The Samaritan woman brought up for the two preachers the notion of how people sometimes use a single story to “limit our understanding of one another,” Phil said. Women and people of color are used to that happening to them, Stephanie said, but “every person is far more complex and nuanced than we make them out to be.” That’s why the couple asked Jones and Vellenga to tell the story in the unique Children and Worship way, she said, because “it invites curiosity. Children and Worship uses figures and props to allow for imagination. Anyone and everyone can see themselves in the story.”

With the Children and Worship model, each story is brought to conclusion with a series of wondering questions, like “What would it be like to be a character in the story?” or “I wonder what part of the story you like best or is most important” or “Where do you see yourself in the story?”

The Revs.
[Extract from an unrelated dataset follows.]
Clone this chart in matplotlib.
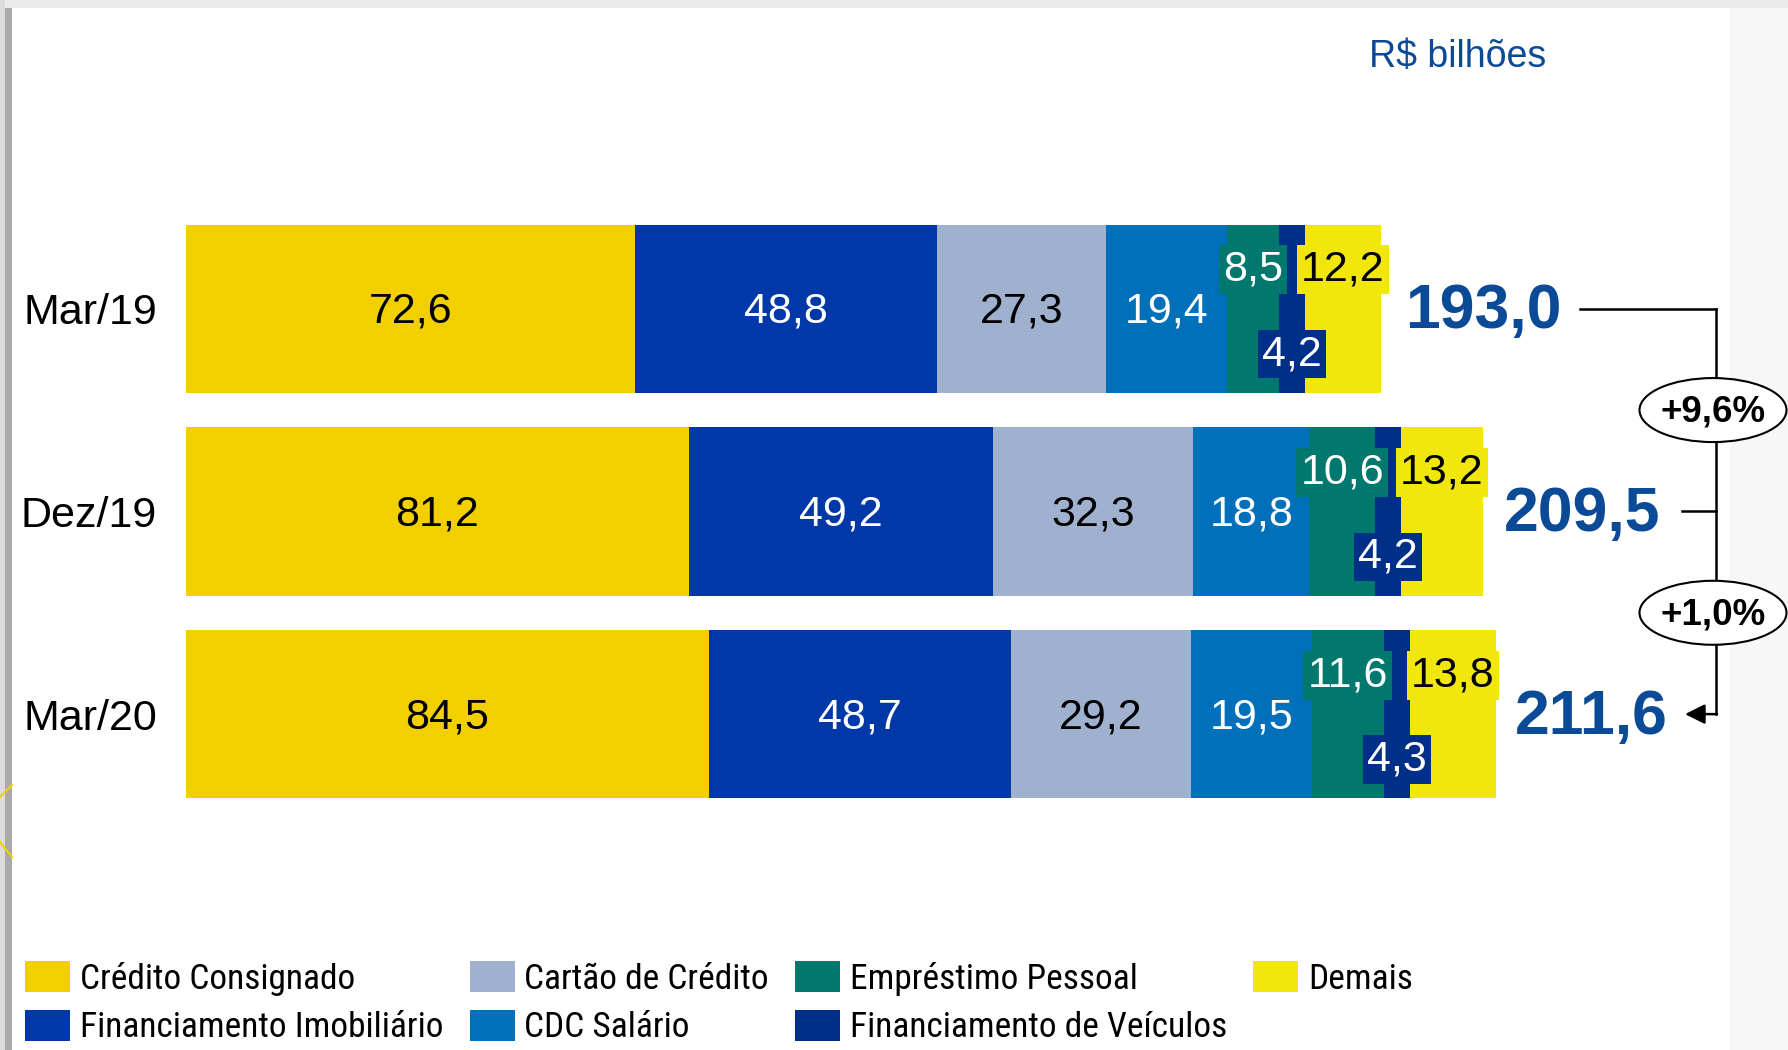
import matplotlib
matplotlib.use('Agg')
import matplotlib.pyplot as plt
from matplotlib import font_manager
from matplotlib.font_manager import FontProperties
from matplotlib.patches import Patch, Rectangle, Ellipse
from matplotlib.lines import Line2D

# Data (R$ bilhões)
periods = ['Mar/19', 'Dez/19', 'Mar/20']
consignado = [72.6, 81.2, 84.5]
imobiliario = [48.8, 49.2, 48.7]
cartao = [27.3, 32.3, 29.2]
cdc = [19.4, 18.8, 19.5]
pessoal = [8.5, 10.6, 11.6]
veiculos = [4.2, 4.2, 4.3]
demais = [12.2, 13.2, 13.8]
totals = [193.0, 209.5, 211.6]
growth_labels = ['+9,6%', '+1,0%']

segment_names = ['Crédito Consignado', 'Financiamento Imobiliário', 'Cartão de Crédito',
                 'CDC Salário', 'Empréstimo Pessoal', 'Financiamento de Veículos', 'Demais']
series = [consignado, imobiliario, cartao, cdc, pessoal, veiculos, demais]
colors = ['#F2D000', '#0038A8', '#9FB1CF', '#0070BA', '#00786E', '#002F87', '#F2E70C']
text_colors = ['black', 'white', 'black', 'white', 'white', 'white', 'black']
# label placement inside the bar: 0 = centre, -1 = upper, +1 = lower
label_pos = [0, 0, 0, 0, -1, 1, -1]

total_color = '#0A4A96'
font = 'Liberation Sans'
plt.rcParams['font.family'] = [font, 'DejaVu Sans']


def pick_narrow():
    fl = font_manager.fontManager.ttflist
    names = {f.name for f in fl}
    for n in ['Liberation Sans Narrow', 'Arial Narrow', 'Roboto Condensed',
              'Open Sans Condensed', 'Noto Sans Condensed']:
        if n in names:
            return FontProperties(family=n)
    for f in fl:
        if (f.stretch in ('condensed', 'semi-condensed') and f.style == 'normal'
                and str(f.weight) in ('400', 'normal', 'regular', 'book')):
            return FontProperties(fname=f.fname)
    return FontProperties(family=font)


W, H = 1788, 1050
fig = plt.figure(figsize=(W / 100, H / 100), dpi=100)
fig.patch.set_facecolor('white')
renderer = fig.canvas.get_renderer()

# legend font: condensed face, sized so text widths match the slide
leg_fp = pick_narrow()
probe = fig.text(0, 0, 'Financiamento Imobiliário', fontproperties=leg_fp, fontsize=27)
probe_w = probe.get_window_extent(renderer).width
probe.remove()
leg_size = 27 * 363 / probe_w
leg_fp.set_size(leg_size)
em = leg_size * 100 / 72

# slide frame decorations
fig.add_artist(Rectangle((0, 1 - 8 / H), 1, 8 / H, transform=fig.transFigure,
                         color='#ebebeb', lw=0, zorder=-2))
fig.add_artist(Rectangle((0, 0), 5 / W, 1, transform=fig.transFigure,
                         color='#dcdcdc', lw=0, zorder=-1))
fig.add_artist(Rectangle((5 / W, 0), 7 / W, 1 - 8 / H, transform=fig.transFigure,
                         color='#a9a9a9', lw=0, zorder=-1))
fig.add_artist(Rectangle((1730 / W, 0), 58 / W, 1 - 8 / H, transform=fig.transFigure,
                         color='#f7f7f7', lw=0, zorder=-1))
fig.add_artist(Line2D([0, 12 / W], [1 - 797 / H, 1 - 785 / H], transform=fig.transFigure,
                      color='#F2D000', lw=1.5, zorder=-1))
fig.add_artist(Line2D([0, 12 / W], [1 - 842 / H, 1 - 857 / H], transform=fig.transFigure,
                      color='#F2D000', lw=1.5, zorder=-1))

px_per_unit = 6.19
left_px = 186
ax = fig.add_axes([left_px / W, 0, 1 - left_px / W, 1])
ax.patch.set_visible(False)
ax.set_xlim(0, (W - left_px) / px_per_unit)
ax.set_ylim(3.657, -1.523)
for s in ax.spines.values():
    s.set_visible(False)
ax.set_xticks([])
ax.set_yticks(range(len(periods)))
ax.set_yticklabels(periods, fontsize=31)
ax.tick_params(axis='y', length=0, pad=21)

ypos = list(range(len(periods)))
bar_h = 0.83
off = 0.208
dy = 0.016  # nudge so digits sit on the visual centre


def fmt(v):
    return f'{v:.1f}'.replace('.', ',')


lefts = [0.0] * len(periods)
last_labels = []
for k, vals in enumerate(series):
    ax.barh(ypos, vals, left=lefts, height=bar_h, color=colors[k], lw=0)
    for i, v in enumerate(vals):
        cx = lefts[i] + v / 2
        cy = ypos[i] + label_pos[k] * off + dy
        kw = {}
        if label_pos[k] != 0:
            kw['bbox'] = dict(boxstyle='square,pad=0.1', fc=colors[k], ec='none')
        t = ax.text(cx, cy, fmt(v), ha='center', va='center', fontsize=31,
                    color=text_colors[k], **kw)
        if k == len(series) - 1:
            last_labels.append(t)
    lefts = [a + b for a, b in zip(lefts, vals)]

# totals placed to the right of bar end / last label box
fig.canvas.draw()
inv = ax.transData.inverted()
total_texts = []
for i, tot in enumerate(totals):
    bar_end = ax.transData.transform((tot, ypos[i]))[0]
    lab_end = last_labels[i].get_window_extent(renderer).x1 + 5
    x_px = max(bar_end, lab_end) + 15
    x_data = inv.transform((x_px, 0))[0]
    total_texts.append(ax.text(x_data, ypos[i] + dy, fmt(tot), ha='left', va='center',
                               fontsize=45, fontweight='bold', color=total_color))

# connectors
fig.canvas.draw()
blend = ax.get_yaxis_transform()
to_axes = ax.transAxes.inverted()
x_vert = (1716 - left_px) / (W - left_px)
x_tick = (1682 - left_px) / (W - left_px)
x_tip = (1685 - left_px) / (W - left_px)
t0_end = total_texts[0].get_window_extent(renderer).x1
x_start = to_axes.transform((t0_end + 19, 0))[0]
lw = 1.8
ax.plot([x_start, x_vert], [ypos[0], ypos[0]], color='black', lw=lw, transform=blend)
ax.plot([x_vert, x_vert], [ypos[0], ypos[2]], color='black', lw=lw, transform=blend)
ax.plot([x_tick, x_vert], [ypos[1], ypos[1]], color='black', lw=lw, transform=blend)
ax.annotate('', xy=(x_tip, ypos[2]), xytext=(x_vert + 0.0006, ypos[2]),
            xycoords=blend, textcoords=blend,
            arrowprops=dict(arrowstyle='-|>', lw=lw, color='black', mutation_scale=30,
                            shrinkA=0, shrinkB=0))

ell_w = 147 / (W - left_px)
ell_h = 64 / 202.7
ell_x = (1713 - left_px) / (W - left_px)
for j, lab in enumerate(growth_labels):
    yc = (ypos[j] + ypos[j + 1]) / 2
    ax.add_patch(Ellipse((ell_x, yc), ell_w, ell_h, transform=blend, fc='white',
                         ec='black', lw=1.5, zorder=5))
    ax.text(ell_x, yc + 0.01, lab, transform=blend, ha='center', va='center',
            fontsize=26.5, fontweight='bold', color='black', zorder=6)

fig.text(1458 / W, 1 - 57 / H, 'R$ bilhões', ha='center', va='center', fontsize=27,
         color=total_color)

handles = [Patch(facecolor=c, edgecolor='none') for c in colors]
row_h = max(34, 1.16 * em)
fig.legend(handles, segment_names, loc='upper left',
           bbox_to_anchor=(25 / W, 1 - (982 - row_h / 2) / H),
           ncol=4, frameon=False, borderpad=0, borderaxespad=0,
           handlelength=45 / em, handleheight=34 / em, handletextpad=10 / em,
           columnspacing=26 / em, labelspacing=(55 - row_h) / em, prop=leg_fp)

fig.savefig('out.png', dpi=100)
Phil and Stephanie Doeschot

Stephanie wondered what kind of day the Samaritan woman was having, while Phil wondered the same thing about Jesus, who was just sitting at the ancient well waiting for his friends to return with lunch when he had the conversation with the Samaritan woman, the longest recorded dialogue anyone has with Jesus in the gospel record. The story Phil has traditionally heard is that Jesus was “primarily interested in pointing out her sin and then overcoming barriers to minister to her.”

But as Jesus and the woman talk, “it’s dawning on her she is in the presence of one filled with life-giving kindness, love and vitality,” he said. “She wants to know more about this living water.”

When she tells Jesus she has no husband, “there’s no hint of condemnation or judgment,” Stephanie said. “He understood that her life is not easy.” Most likely her first husband died, and the law required one of the man’s brothers or another relative to marry her. That “could have happened to her several times,” she said.

“Jesus shatters single stories all the time,” Stephanie noted. Note the many times in the gospels he says something like, “you think it’s this way, but it’s that way,” she said. “Jesus makes no distinction between Jews and Samaritans.” In John’s gospel, living water is equated with “the continuous flow of the Holy Spirit,” she said.

Or as Titus 3:4-5 puts it, “But when the goodness and loving kindness of God our Savior appeared, he saved us, not because of any works of righteousness that we had done, but according to his mercy, through the water of rebirth and renewal by the Holy Spirit.”

“Kindness is the very essence of God,” Phil said. “The kindness of God gives us elevated identity.”

“The kindness of God never lets us go,” Stephanie said, before joining with her husband to conclude their sermon with this idea: “Correcting our faulty assumptions and always drawing us nearer to the heart of God.”